SCOTTISH businesses are storing up potential difficulties by having too much tied up in excess working capital, a new survey has signalled.

While Scottish firms have started reducing working capital, contrasting a sharp rise seen among businesses across Britain as a whole, they still have at least £31.5 billion tied up in working capital.

And that means they could find themselves exposed if they are left holding too much stock if economic conditions worsen.

The claim is made by Bank of Scotland on the basis of its new six-monthly Working Capital Index.

It uses the bank’s Regional Purchasing Managers’ Index (PMI) to calculate the pressure businesses are under to increase or decrease working capital.

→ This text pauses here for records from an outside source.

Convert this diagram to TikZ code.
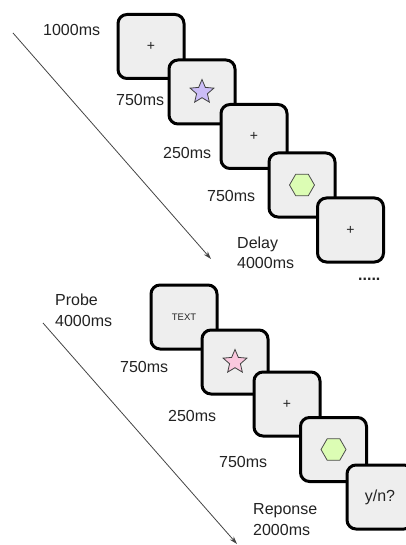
\documentclass[tikz,border=0pt]{standalone}
\usepackage{fontspec}
\setmainfont{Liberation Sans}
\usetikzlibrary{shapes.geometric,arrows.meta}
\definecolor{boxfill}{HTML}{EEEEEE}
\definecolor{txt}{HTML}{222222}
\definecolor{lav}{HTML}{CBBDF7}
\definecolor{pinkst}{HTML}{FAC8DE}
\definecolor{hexg}{HTML}{DCFDB4}
\definecolor{arr}{HTML}{444444}
\tikzset{
  stim/.style={draw=black, line width=3pt, fill=boxfill, rounded corners=9pt,
    minimum width=66pt, minimum height=64pt, inner sep=0pt, text=txt,
    font=\fontsize{14}{16}\selectfont},
  lbl/.style={anchor=west, inner sep=0pt, text=txt, align=left,
    font=\fontsize{16}{20.5}\selectfont},
  starsh/.style={star, star points=5, star point ratio=2.2, minimum size=25pt,
    inner sep=0pt, draw=black!75, line width=0.8pt},
  hexsh/.style={regular polygon, regular polygon sides=6,
    minimum size=25pt, inner sep=0pt, draw=black!70, line width=0.8pt, fill=hexg},
  timearrow/.style={draw=arr, line width=0.8pt, -{Stealth[length=8pt,width=5pt]}}
}
\begin{document}
\begin{tikzpicture}[x=1pt,y=-1pt]
\useasboundingbox (0,0) rectangle (406,545);
% top sequence
\coordinate (a1) at (13,33);
\coordinate (a2) at (211,259);
\draw[timearrow] (a1) -- (a2);
\node[stim] (t1) at (151,46.5) {+};
\node[stim] (t2) at (202,92) {};
\node[starsh, fill=lav] (s1) at (t2) {};
\node[stim] (t3) at (254,136.5) {+};
\node[stim] (t4) at (302,185) {};
\node[hexsh] (h1) at (t4) {};
\node[stim] (t5) at (350.5,230) {+};
\node[lbl] (l1) at (43,30) {1000ms};
\node[lbl] (l2) at (116,100) {750ms};
\node[lbl] (l3) at (163,153) {250ms};
\node[lbl] (l4) at (207,196) {750ms};
\node[lbl] (l5) at (237,253) {Delay\\4000ms};
\node[lbl] (dots) at (358,279) {\textbf{.....}};
% bottom sequence
\coordinate (b1) at (43,323);
\coordinate (b2) at (237,544);
\draw[timearrow] (b1) -- (b2);
\node[stim, font=\fontsize{9.5}{11}\selectfont] (p1) at (184,317) {TEXT};
\node[stim] (p2) at (235,362) {};
\node[starsh, fill=pinkst] (s2) at (p2) {};
\node[stim] (p3) at (287,404) {+};
\node[stim] (p4) at (333.5,449.5) {};
\node[hexsh] (h2) at (p4) {};
\node[stim, font=\fontsize{16}{18}\selectfont] (p5) at (380,497) {y/n?};
\node[lbl] (m1) at (55,310.5) {Probe\\4000ms};
\node[lbl] (m2) at (120,367) {750ms};
\node[lbl] (m3) at (168,416) {250ms};
\node[lbl] (m4) at (219,462) {750ms};
\node[lbl] (m5) at (253,519.5) {Reponse\\2000ms};
\end{tikzpicture}
\end{document}
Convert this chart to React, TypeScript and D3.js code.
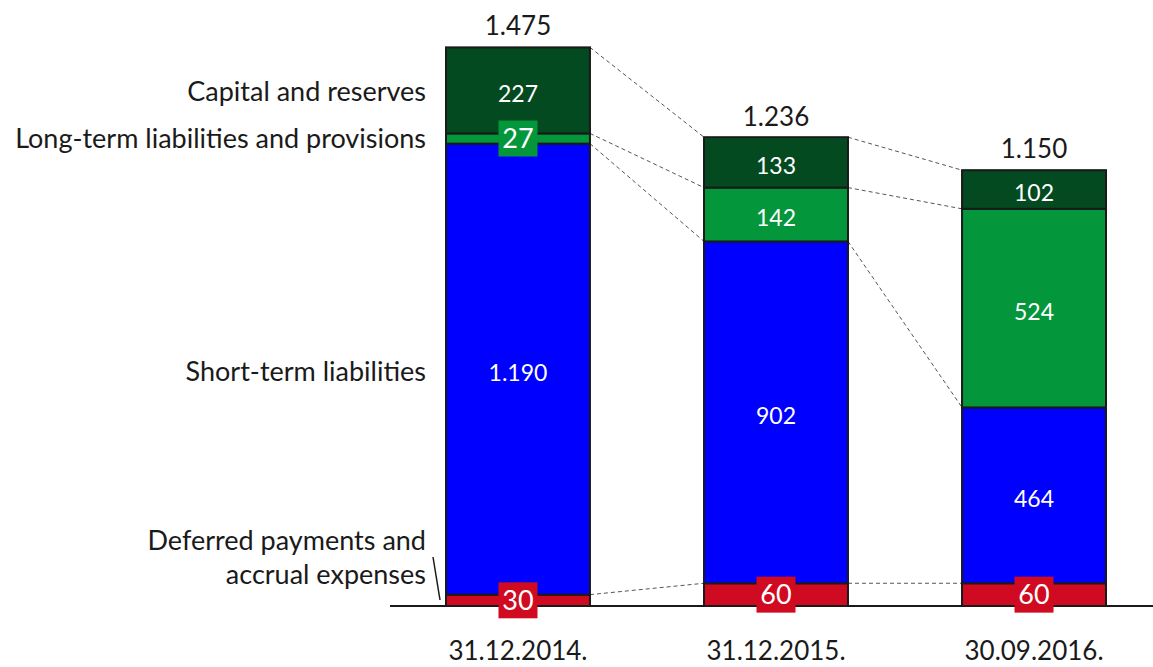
import React, { useEffect, useRef } from 'react';
import * as d3 from 'd3';

const categories = ['31.12.2014.', '31.12.2015.', '30.09.2016.'];
const seriesNames = [
  'Deferred payments and accrual expenses',
  'Short-term liabilities',
  'Long-term liabilities and provisions',
  'Capital and reserves',
];
const deferred = [30, 60, 60];
const shortTerm = [1190, 902, 464];
const longTerm = [27, 142, 524];
const capital = [227, 133, 102];
const totals = [1475, 1236, 1150];
const colors = ['#cf0a21', '#0000ff', '#03963a', '#034a21'];

const W = 1153, H = 667;
const FONT = 'Lato, "Open Sans", sans-serif';

const App = () => {
  const ref = useRef<SVGSVGElement | null>(null);

  useEffect(() => {
    document.body.style.margin = '0';
    const svg = d3.select(ref.current);
    svg.selectAll('*').remove();

    const fmt = d3.formatLocale({ decimal: ',', thousands: '.', grouping: [3], currency: ['', ''] }).format(',d');

    const rows = categories.map((c, i) => ({
      cat: c, s0: deferred[i], s1: shortTerm[i], s2: longTerm[i], s3: capital[i],
    }));
    const stack = d3.stack<any>().keys(['s0', 's1', 's2', 's3']);
    const layers = stack(rows);

    const x = d3.scaleBand().domain(categories).range([446, 1106]).paddingInner(0.442).paddingOuter(0);
    const y = d3.scaleLinear().domain([0, 1475]).range([606, 47]);
    const bw = x.bandwidth();

    // dashed connectors between bars
    const conn = svg.append('g');
    layers.forEach(layer => {
      for (let i = 0; i < categories.length - 1; i++) {
        conn.append('line')
          .attr('x1', x(categories[i])! + bw).attr('y1', y(layer[i][1]))
          .attr('x2', x(categories[i + 1])!).attr('y2', y(layer[i + 1][1]))
          .attr('stroke', '#555').attr('stroke-width', 1).attr('stroke-dasharray', '4,3');
      }
    });

    // baseline
    svg.append('line').attr('x1', 390).attr('x2', W).attr('y1', y(0)).attr('y2', y(0))
      .attr('stroke', '#1a1a1a').attr('stroke-width', 2);

    // bars
    layers.forEach((layer, k) => {
      svg.append('g').selectAll('rect').data(layer).enter().append('rect')
        .attr('x', (d: any) => x(d.data.cat)!)
        .attr('y', d => y(d[1]))
        .attr('width', bw)
        .attr('height', d => y(d[0]) - y(d[1]))
        .attr('fill', colors[k])
        .attr('stroke', '#1a1a1a').attr('stroke-width', 2);
    });

    // segment labels (small segments get a coloured box)
    layers.forEach((layer, k) => {
      layer.forEach((d: any) => {
        const v = d[1] - d[0];
        const cx = x(d.data.cat)! + bw / 2;
        const cy = (y(d[0]) + y(d[1])) / 2;
        const small = y(d[0]) - y(d[1]) < 30;
        if (small) {
          svg.append('rect').attr('x', cx - 19.5).attr('y', cy - 18).attr('width', 39).attr('height', 36)
            .attr('fill', colors[k]);
        }
        svg.append('text').attr('x', cx).attr('y', cy).attr('dy', small ? '0.36em' : '0.5em')
          .attr('text-anchor', 'middle').attr('fill', '#fff')
          .style('font-family', FONT).style('font-size', small ? '27px' : '23px')
          .text(fmt(v));
      });
    });

    // totals
    svg.append('g').selectAll('text').data(categories).enter().append('text')
      .attr('x', c => x(c)! + bw / 2)
      .attr('y', (c, i) => y(totals[i]) - 12)
      .attr('text-anchor', 'middle').attr('fill', '#1a1a1a')
      .style('font-family', FONT).style('font-size', '26px')
      .text((c, i) => fmt(totals[i]));

    // category labels
    svg.append('g').selectAll('text').data(categories).enter().append('text')
      .attr('x', c => x(c)! + bw / 2).attr('y', 660)
      .attr('text-anchor', 'middle').attr('fill', '#1a1a1a')
      .style('font-family', FONT).style('font-size', '26px')
      .text(c => c);

    // series names on the left
    const lx = 426;
    const legend = svg.append('g').style('font-family', FONT).style('font-size', '27px').attr('fill', '#1a1a1a').attr('text-anchor', 'end');
    const mid = (k: number) => (y(layers[k][0][0]) + y(layers[k][0][1])) / 2;
    legend.append('text').attr('x', lx).attr('y', mid(3) + 1).attr('dy', '0.36em').text(seriesNames[3]);
    legend.append('text').attr('x', lx).attr('y', mid(2)).attr('dy', '0.36em').text(seriesNames[2]);
    legend.append('text').attr('x', lx).attr('y', mid(1) + 2).attr('dy', '0.36em').text(seriesNames[1]);
    legend.append('text').attr('x', lx).attr('y', 540).attr('dy', '0.36em').text('Deferred payments and');
    legend.append('text').attr('x', lx).attr('y', 574).attr('dy', '0.36em').text('accrual expenses');
    svg.append('line').attr('x1', 433).attr('y1', 557).attr('x2', 440).attr('y2', 600)
      .attr('stroke', '#1a1a1a').attr('stroke-width', 1.5);
  }, []);

  return <svg ref={ref} width={W} height={H} style={{ display: 'block', background: '#fff' }} />;
};

export default App;
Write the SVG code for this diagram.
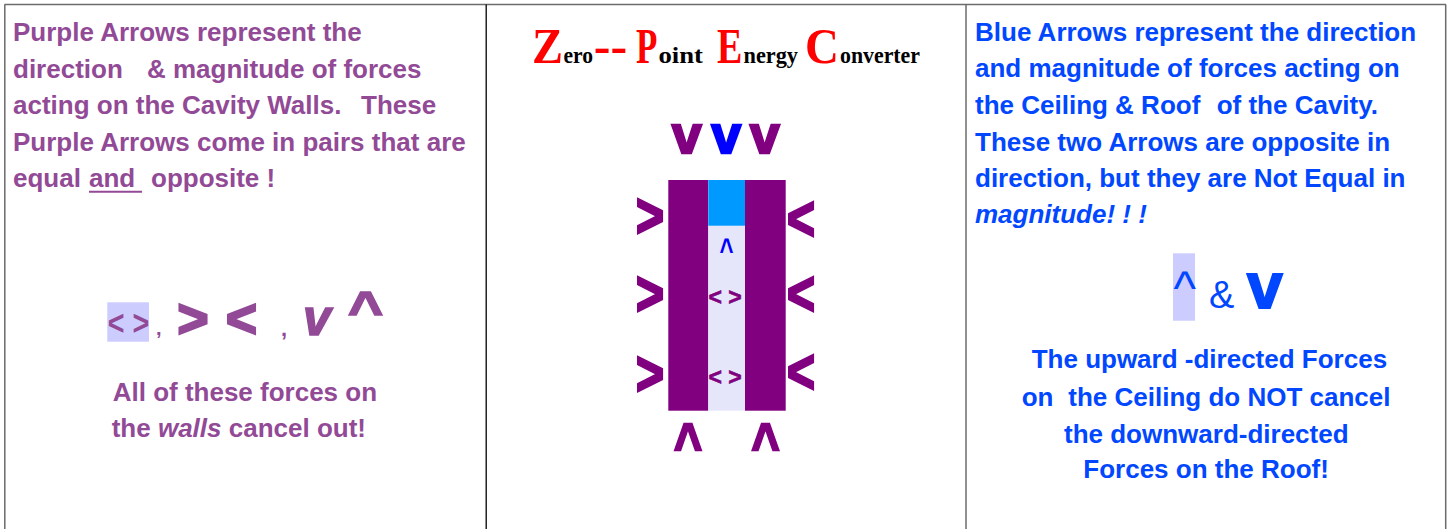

A reading of more than 100 indicates pressure to devote more cash to working capital, while a sub-100 reading signals pressure to prioritise liquidity, under the index.

The reading for Scotland was measured at 99.5, down from a high of 104.8 in October.

The bank said the score suggests prudent Scottish firms have started to reduce their working capital to increase the amount of cash available in their business.

However they have the opportunity to release a further £31.5n, the bank said.

Colin Walls, managing director of global transaction banking at Bank of Scotland, said: “Working capital is the lifeblood of any business, and our research shows that Scottish businesses have huge amounts of money tied up in it.

“This cash mountain could be a good sign: businesses can afford to stock up and tie up increasing levels of cash in working capital when they are performing well and focussed on growing their business.

“But having those funds locked away at times of uncertainty, or if the economy falters, could spell danger.”